A metaphysical reflection on the spiritual essence woven into a nation’s colors
There are symbols we carry with reverence, and others we inherit without question. Some we wear, hang, or wave—forgetting that many of these were first spun not just in looms, but in lore. The American flag, in its bold geometry of red, white, and blue, is often reduced to politics or patriotism. But look closer, and you may see something older flickering beneath the surface—something alchemical, something enchanted.
This banner is not only stitched cloth. It is sigil, ceremony, and spell.
Red: The Living Flame
The color red has long held sacred weight in magical traditions. It represents the root—the life-force coursing beneath the surface of all things. Red is vitality and sacrifice, power and defiance. In the context of the flag, red is often said to represent valor, but we might go further: it is the flame of rebellion, the heartbeat of uprising, the sacred fire that purifies and compels transformation.
In ritual, red calls the spirit of Mars. It sharpens resolve. It is worn in war, in love, and in the first blood drawn by both womb and blade. Here, it marks a history not only of conflict, but of becoming.
White: The Veil and the Voice
White is often mistaken for absence—but in truth, it is the full spectrum, a clarity so complete it appears blank. It is sacred space, the hush between incantation and echo. White is where truth hides, where spirit reveals itself without form.
In the flag’s stripes, white serves as the breath between red’s beats. It is the smoke of purification, the color of salt, of bone, of ancestral guidance. In magic, white offers protection, divination, and the promise of new paths. It clears the old to make room for what is yet to be dreamed.
Blue: The Depth of Spirit
The blue of the American flag is not sky alone—it is depth. It is the ocean’s silence, the twilight between seen and unseen. Blue governs the throat, the realm of truth and expression. It asks us not just to speak, but to speak with honor.
In metaphysical traditions, blue aligns with justice, intuition, and insight. It reminds us of both the weight of integrity and the vastness of possibility. It is the ink of sacred contracts, the sound of a voice rising against injustice, and the dreams that flicker when the world sleeps.
Stars: Celestial Signposts
The fifty stars upon the flag are not merely decorative—they are cosmic emblems. Stars have guided travelers for millennia, both on sea and in soul. In magical terms, each star is a sigil of guidance, hope, and divine timing.
These are not just emblems of statehood.

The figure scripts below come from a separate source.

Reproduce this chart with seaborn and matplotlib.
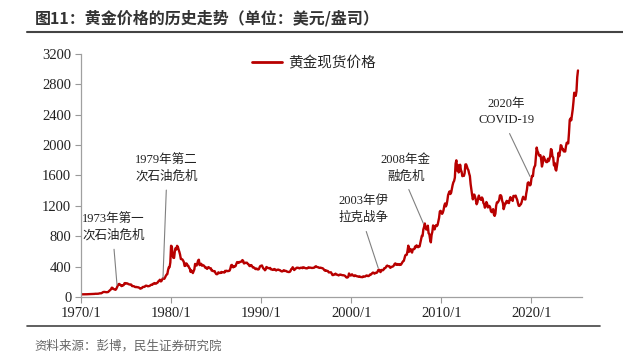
import numpy as np
import pandas as pd
import matplotlib
matplotlib.use("Agg")
import matplotlib.pyplot as plt
from matplotlib.lines import Line2D
import seaborn as sns

# monthly gold spot price, USD/oz
prices_1970s = [
    34.9, 35.0, 35.1, 35.6, 35.9, 35.4, 35.3, 35.4, 36.2, 37.5, 37.4, 37.4,
    37.9, 38.7, 38.9, 39.0, 40.5, 40.1, 41.0, 42.7, 42.0, 42.5, 42.9, 43.5,
    45.7, 48.3, 48.3, 49.0, 54.6, 62.1, 65.7, 67.0, 65.5, 64.9, 62.9, 63.9,
    65.1, 74.2, 84.4, 90.5, 102.0, 122.5, 120.2, 106.8, 103.0, 100.1, 94.6, 106.5,
    129.2, 150.2, 168.4, 172.2, 163.7, 154.1, 143.0, 154.6, 151.8, 158.8, 181.7, 183.9,
    176.3, 179.6, 178.2, 170.1, 167.4, 164.2, 165.2, 163.1, 144.3, 142.8, 142.8, 139.3,
    131.6, 130.6, 132.5, 128.2, 128.1, 125.6, 117.7, 109.6, 114.4, 116.0, 130.1, 133.7,
    132.3, 136.4, 148.2, 149.2, 146.6, 140.8, 143.1, 144.9, 150.0, 158.7, 161.9, 160.5,
    173.2, 178.2, 183.7, 175.3, 176.3, 183.7, 188.8, 206.1, 212.0, 227.4, 206.0, 207.8,
    227.3, 245.7, 242.0, 239.2, 257.6, 279.1, 294.7, 300.8, 355.1, 391.7, 392.5, 455.1,
]
prices_1980s = [
    675, 665, 554, 517, 514, 601, 644, 627, 674, 661, 624, 595,
    557, 500, 499, 495, 480, 460, 409, 410, 443, 437, 413, 410,
    384, 374, 330, 350, 334, 315, 339, 364, 436, 422, 414, 444,
    481, 491, 420, 432, 438, 413, 422, 416, 411, 394, 382, 388,
    370, 386, 394, 381, 377, 378, 348, 348, 341, 340, 341, 320,
    303, 299, 304, 325, 316, 317, 317, 330, 323, 326, 325, 322,
    345, 339, 346, 340, 342, 343, 348, 376, 418, 423, 395, 391,
    408, 401, 409, 438, 460, 450, 450, 461, 460, 465, 467, 486,
    477, 442, 444, 452, 451, 452, 437, 433, 413, 406, 420, 419,
    404, 388, 390, 384, 371, 367, 375, 365, 362, 367, 394, 409,
]
prices_1990s = [
    410, 416, 393, 374, 369, 352, 362, 395, 389, 380, 381, 378,
    383, 364, 363, 358, 357, 367, 368, 356, 349, 358, 360, 361,
    354, 354, 345, 338, 337, 341, 353, 343, 345, 344, 335, 334,
    329, 329, 330, 342, 367, 371, 392, 378, 355, 364, 373, 383,
    387, 382, 384, 377, 381, 386, 385, 380, 391, 389, 384, 379,
    379, 376, 382, 391, 385, 387, 386, 383, 383, 383, 386, 387,
    400, 405, 396, 393, 392, 385, 383, 387, 383, 381, 378, 369,
    355, 347, 352, 344, 344, 341, 324, 324, 323, 325, 306, 289,
    289, 297, 296, 308, 299, 292, 293, 284, 289, 296, 294, 291,
    287, 287, 286, 282, 277, 262, 256, 257, 265, 310, 293, 283,
]
prices_2000s = [
    285, 299, 286, 280, 275, 285, 282, 274, 273, 270, 266, 272,
    266, 262, 263, 261, 272, 270, 268, 273, 283, 283, 276, 276,
    282, 296, 294, 303, 315, 322, 314, 307, 319, 317, 319, 333,
    356, 359, 340, 328, 355, 356, 351, 360, 379, 379, 389, 407,
    414, 405, 406, 404, 384, 392, 398, 400, 406, 420, 439, 442,
    424, 424, 434, 429, 422, 430, 424, 438, 456, 470, 476, 510,
    549, 555, 557, 610, 676, 596, 633, 632, 599, 585, 627, 629,
    631, 665, 655, 680, 667, 655, 665, 665, 712, 754, 806, 803,
    889, 922, 968, 909, 888, 890, 939, 839, 829, 760, 720, 816,
    858, 943, 924, 890, 928, 946, 934, 949, 996, 1043, 1127, 1135,
]
prices_2010s = [
    1118, 1095, 1113, 1148, 1205, 1232, 1193, 1215, 1271, 1342, 1370, 1391,
    1356, 1372, 1424, 1473, 1510, 1528, 1572, 1756, 1800, 1665, 1739, 1640,
    1654, 1742, 1675, 1649, 1591, 1598, 1594, 1630, 1745, 1747, 1721, 1688,
    1671, 1627, 1593, 1487, 1414, 1343, 1286, 1347, 1348, 1316, 1275, 1221,
    1244, 1300, 1336, 1299, 1287, 1279, 1311, 1296, 1239, 1222, 1176, 1201,
    1251, 1227, 1179, 1198, 1199, 1181, 1131, 1117, 1125, 1157, 1087, 1068,
    1097, 1200, 1246, 1242, 1260, 1276, 1337, 1341, 1326, 1267, 1238, 1157,
    1192, 1234, 1231, 1266, 1246, 1260, 1236, 1283, 1315, 1280, 1283, 1265,
    1331, 1331, 1325, 1335, 1304, 1281, 1238, 1202, 1199, 1215, 1221, 1250,
    1291, 1320, 1300, 1286, 1284, 1359, 1413, 1500, 1510, 1494, 1470, 1480,
]
prices_2020s = [
    1560, 1597, 1592, 1683, 1715, 1732, 1846, 1968, 1921, 1900, 1866, 1858,
    1867, 1808, 1718, 1760, 1850, 1834, 1807, 1785, 1776, 1777, 1821, 1790,
    1817, 1856, 1948, 1937, 1849, 1837, 1733, 1764, 1681, 1665, 1726, 1798,
    1898, 1854, 1912, 1999, 1992, 1943, 1951, 1918, 1916, 1916, 1985, 2030,
    2034, 2023, 2159, 2331, 2351, 2326, 2398, 2470, 2571, 2690, 2651, 2649,
    2710, 2895, 2983,
]

tick_years = [1970, 1980, 1990, 2000, 2010, 2020]
tick_labels = ["1970/1", "1980/1", "1990/1", "2000/1", "2010/1", "2020/1"]

# event notes: (label, text x, text y, point x, point y)
events = [
    ("1973年第一\n次石油危机", 1973.6, 918, 1974.0, 157),
    ("1979年第二\n次石油危机", 1979.5, 1698, 1979.1, 249),
    ("2003年伊\n拉克战争", 2001.4, 1148, 2003.0, 380),
    ("2008年金\n融危机", 2006.05, 1698, 2008.0, 970),
    ("2020年\nCOVID-19", 2017.2, 2433, 2019.85, 1587),
]

price = np.concatenate([prices_1970s, prices_1980s, prices_1990s,
                        prices_2000s, prices_2010s, prices_2020s])
t = 1970 + np.arange(len(price)) / 12
df = pd.DataFrame({"t": t, "price": price})

sns.set_theme(style="white")
plt.rcParams['font.family'] = ['Noto Sans CJK SC', 'DejaVu Sans']
serif = ['Liberation Serif', 'Noto Sans CJK SC']

fig = plt.figure(figsize=(6.23, 3.6), dpi=100)
ax = fig.add_axes([0.130, 0.175, 0.804, 0.675])

line_color = "#B80000"
sns.lineplot(data=df, x="t", y="price", ax=ax, color=line_color, lw=1.7, legend=False)

ax.set_xlim(1970, 2025.6)
ax.set_ylim(0, 3200)
ax.set_yticks(np.arange(0, 3201, 400))
ax.set_xticks(tick_years)
ax.set_xticklabels(tick_labels)
ax.set_xlabel("")
ax.set_ylabel("")
for lab in ax.get_xticklabels() + ax.get_yticklabels():
    lab.set_family(serif)
    lab.set_fontsize(10.5)
    lab.set_color("#222222")
ax.tick_params(axis="both", which="both", length=4, width=0.8, color="#999999",
               direction="out", left=True, bottom=True, pad=3)
sns.despine(ax=ax)
for s in ["left", "bottom"]:
    ax.spines[s].set_color("#A0A0A0")
    ax.spines[s].set_linewidth(0.9)

handle = Line2D([], [], color=line_color, lw=2)
ax.legend([handle], ["黄金现货价格"], loc="center", bbox_to_anchor=(0.465, 0.963),
          frameon=False, fontsize=10.5, handlelength=2.1, handletextpad=0.4)

for label, tx, ty, px, py in events:
    ax.annotate(label, xy=(px, py), xytext=(tx, ty), ha="center", va="center",
                fontsize=9, family=serif, color="#222222", linespacing=1.5,
                arrowprops=dict(arrowstyle="-", color="#808080", lw=0.8,
                                shrinkA=3, shrinkB=0, relpos=(0.5, 0)))

# title, rules and source
fig.text(0.056, 0.95, "图11：黄金价格的历史走势（单位：美元/盎司）", fontsize=11.5,
         fontweight="bold", color="#333333", va="center", ha="left")
fig.add_artist(Line2D([0.043, 1.0], [0.912, 0.912], color="#444444", lw=1.5))
fig.add_artist(Line2D([0.043, 0.963], [0.094, 0.094], color="#444444", lw=1.2))
fig.text(0.056, 0.039, "资料来源：彭博，民生证券研究院", fontsize=9,
         color="#666666", va="center", ha="left")

fig.savefig("out.png", dpi=100)
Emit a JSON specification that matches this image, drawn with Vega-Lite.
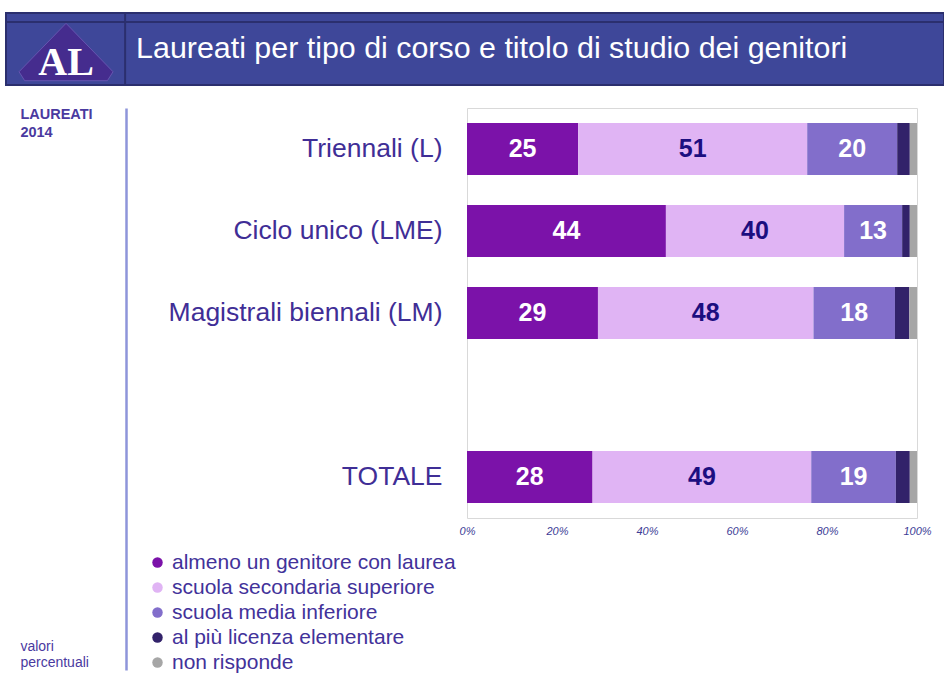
{
  "$schema": "https://vega.github.io/schema/vega-lite/v6.json",
  "padding": {"left": 4, "top": 11, "right": 0, "bottom": 0},
  "background": "white",
  "bounds": "flush",
  "spacing": 23,
  "config": {"view": {"stroke": null}, "font": "Liberation Sans"},
  "vconcat": [
    {
      "width": 938,
      "height": 72,
      "view": {"fill": "#3E4799", "stroke": "#2B2F6E", "strokeWidth": 2},
      "data": {"values": [{"id": 1}]},
      "layer": [
        {
          "mark": {"type": "rule", "color": "#2B2F6E", "strokeWidth": 2},
          "encoding": {
            "y": {"datum": 0.875, "type": "quantitative", "scale": {"domain": [0, 1], "nice": false, "zero": false}, "axis": null}
          }
        },
        {
          "mark": {"type": "rule", "color": "#2B2F6E", "strokeWidth": 2},
          "encoding": {
            "x": {"datum": 0.127, "type": "quantitative", "scale": {"domain": [0, 1], "nice": false, "zero": false}, "axis": null}
          }
        },
        {
          "mark": {"type": "point", "filled": true, "shape": "M0,-0.61L1,0.42L0.88,0.61L-0.88,0.61L-1,0.42Z", "size": 8836, "color": "#452C8E", "stroke": "#6655B0", "strokeWidth": 1, "opacity": 1},
          "encoding": {
            "x": {"datum": 0.064, "type": "quantitative", "scale": {"domain": [0, 1], "nice": false, "zero": false}, "axis": null},
            "y": {"datum": 0.458, "type": "quantitative", "scale": {"domain": [0, 1], "nice": false, "zero": false}, "axis": null}
          }
        },
        {
          "mark": {"type": "text", "text": "AL", "font": "Liberation Serif", "fontWeight": "bold", "fontSize": 40, "color": "white", "align": "center", "baseline": "alphabetic"},
          "encoding": {
            "x": {"datum": 0.064, "type": "quantitative", "scale": {"domain": [0, 1], "nice": false, "zero": false}, "axis": null},
            "y": {"datum": 0.139, "type": "quantitative", "scale": {"domain": [0, 1], "nice": false, "zero": false}, "axis": null}
          }
        },
        {
          "mark": {"type": "text", "text": "Laureati per tipo di corso e titolo di studio dei genitori", "font": "Liberation Sans", "fontSize": 30.4, "color": "white", "align": "left", "baseline": "middle"},
          "encoding": {
            "x": {"datum": 0.1387, "type": "quantitative", "scale": {"domain": [0, 1], "nice": false, "zero": false}, "axis": null},
            "y": {"datum": 0.5, "type": "quantitative", "scale": {"domain": [0, 1], "nice": false, "zero": false}, "axis": null}
          }
        }
      ]
    },
    {
      "bounds": "flush",
      "spacing": 341,
      "hconcat": [
        {
          "width": 120,
          "height": 562,
          "data": {"values": [{"id": 1}]},
          "layer": [
            {
              "mark": {"type": "text", "text": ["LAUREATI", "2014"], "fontWeight": "bold", "fontSize": 14.5, "lineHeight": 18, "color": "#4A3AA0", "align": "left", "baseline": "top"},
              "encoding": {
                "x": {"datum": 0.12, "type": "quantitative", "scale": {"domain": [0, 1], "nice": false, "zero": false}, "axis": null},
                "y": {"datum": 1, "type": "quantitative", "scale": {"domain": [0, 1], "nice": false, "zero": false},
                  "axis": {"orient": "right", "labels": false, "ticks": false, "grid": false, "title": null, "domainColor": "#8E95DA", "domainWidth": 2.5}}
              }
            },
            {
              "mark": {"type": "text", "text": ["valori", "percentuali"], "fontSize": 14, "lineHeight": 16, "color": "#4A3AA0", "align": "left", "baseline": "top"},
              "encoding": {
                "x": {"datum": 0.12, "type": "quantitative", "scale": {"domain": [0, 1], "nice": false, "zero": false}, "axis": null},
                "y": {"datum": 0.0534, "type": "quantitative", "scale": {"domain": [0, 1], "nice": false, "zero": false},
                  "axis": {"orient": "right", "labels": false, "ticks": false, "grid": false, "title": null, "domainColor": "#8E95DA", "domainWidth": 2.5}}
              }
            }
          ]
        },
        {
          "width": 450,
          "height": 410,
          "view": {"stroke": "#D9D9D9", "strokeWidth": 1},
          "data": {
            "values": [
              {"corso": "Triennali (L)", "cat": "almeno un genitore con laurea", "o": 1, "v": 24.7},
              {"corso": "Triennali (L)", "cat": "scuola secondaria superiore", "o": 2, "v": 50.9},
              {"corso": "Triennali (L)", "cat": "scuola media inferiore", "o": 3, "v": 20.0},
              {"corso": "Triennali (L)", "cat": "al più licenza elementare", "o": 4, "v": 2.8},
              {"corso": "Triennali (L)", "cat": "non risponde", "o": 5, "v": 1.6},
              {"corso": "Ciclo unico (LME)", "cat": "almeno un genitore con laurea", "o": 1, "v": 44.2},
              {"corso": "Ciclo unico (LME)", "cat": "scuola secondaria superiore", "o": 2, "v": 39.6},
              {"corso": "Ciclo unico (LME)", "cat": "scuola media inferiore", "o": 3, "v": 12.9},
              {"corso": "Ciclo unico (LME)", "cat": "al più licenza elementare", "o": 4, "v": 1.7},
              {"corso": "Ciclo unico (LME)", "cat": "non risponde", "o": 5, "v": 1.6},
              {"corso": "Magistrali biennali (LM)", "cat": "almeno un genitore con laurea", "o": 1, "v": 29.1},
              {"corso": "Magistrali biennali (LM)", "cat": "scuola secondaria superiore", "o": 2, "v": 47.9},
              {"corso": "Magistrali biennali (LM)", "cat": "scuola media inferiore", "o": 3, "v": 18.1},
              {"corso": "Magistrali biennali (LM)", "cat": "al più licenza elementare", "o": 4, "v": 3.2},
              {"corso": "Magistrali biennali (LM)", "cat": "non risponde", "o": 5, "v": 1.7},
              {"corso": "TOTALE", "cat": "almeno un genitore con laurea", "o": 1, "v": 27.9},
              {"corso": "TOTALE", "cat": "scuola secondaria superiore", "o": 2, "v": 48.6},
              {"corso": "TOTALE", "cat": "scuola media inferiore", "o": 3, "v": 18.8},
              {"corso": "TOTALE", "cat": "al più licenza elementare", "o": 4, "v": 3.1},
              {"corso": "TOTALE", "cat": "non risponde", "o": 5, "v": 1.6}
            ]
          },
          "encoding": {
            "y": {
              "field": "corso", "type": "nominal",
              "scale": {"domain": ["Triennali (L)", "Ciclo unico (LME)", "Magistrali biennali (LM)", " ", "TOTALE"], "paddingInner": 0.366, "paddingOuter": 0.183},
              "axis": {"title": null, "domain": false, "ticks": false, "labelFontSize": 26.5, "labelColor": "#3F2E96", "labelPadding": 25, "labelLimit": 400}
            }
          },
          "layer": [
            {
              "mark": {"type": "bar"},
              "encoding": {
                "x": {
                  "field": "v", "type": "quantitative", "stack": "zero",
                  "scale": {"domain": [0, 100], "nice": false},
                  "axis": {"title": null, "values": [0, 20, 40, 60, 80, 100], "labelExpr": "datum.value + '%'", "labelFlush": false, "labelFontStyle": "italic", "labelFontSize": 11, "labelColor": "#3C3C96", "ticks": false, "domain": false, "grid": false, "labelPadding": 7}
                },
                "color": {
                  "field": "cat", "type": "nominal",
                  "scale": {
                    "domain": ["almeno un genitore con laurea", "scuola secondaria superiore", "scuola media inferiore", "al più licenza elementare", "non risponde"],
                    "range": ["#7B12A9", "#E0B4F4", "#826ECB", "#32226A", "#A6A6A6"]
                  },
                  "legend": {"orient": "none", "legendX": 141, "legendY": 539, "title": null, "symbolType": "circle", "symbolSize": 110, "symbolStrokeWidth": 0, "labelFontSize": 21, "labelColor": "#42329A", "rowPadding": 3, "labelOffset": 4, "labelLimit": 400}
                },
                "order": {"field": "o", "type": "quantitative"}
              }
            },
            {
              "transform": [{"filter": "datum.o <= 3"}],
              "mark": {"type": "text", "fontSize": 25, "fontWeight": "bold", "baseline": "middle", "align": "center"},
              "encoding": {
                "x": {"field": "v", "type": "quantitative", "stack": "zero", "bandPosition": 0.5},
                "text": {"field": "v", "type": "quantitative", "format": ".0f"},
                "detail": {"field": "cat"},
                "order": {"field": "o", "type": "quantitative"},
                "color": {"condition": {"test": "datum.o == 2", "value": "#1C0E80"}, "value": "white"}
              }
            }
          ]
        }
      ]
    }
  ]
}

They are celestial reminders that we belong to something beyond boundaries—a galaxy of becoming, always expanding. When we raise our eyes to them, we remember how small we are, and yet how full of light.
Stripes: Lines of Legacy
Thirteen stripes. A number not of superstition here, but of spellcraft. Stripes represent lineage and rhythm. Each band of red and white is a chant, a beat in a greater ritual of remembrance.
Stripes remind us that freedom is not forged in a single act, but in cycles—sometimes harmonious, sometimes disharmonious. They mirror the rise and fall of ideals, the friction between silence and sound. In them we read not only history, but the ongoing incantation of a people becoming.
A Living Sigil
To see the American flag as only a symbol of government is to miss its layered enchantment. It is a map of elemental forces: fire, air, water, spirit. It is an invocation of both past and future. It holds grief, glory, injustice, and vision in equal measure. It is flawed. It is unfinished. But like all magic, it is alive—and it asks us to participate in its spell with clarity and care.
When it unfurls in the wind, you may hear more than a rustle of fabric. You may hear a call—a reminder that every symbol is what we make of it, what we infuse into it, and what we dare to dream it might yet become.
Because even in thread and color, there is magic.
And the spell… is still gathering and unfolding.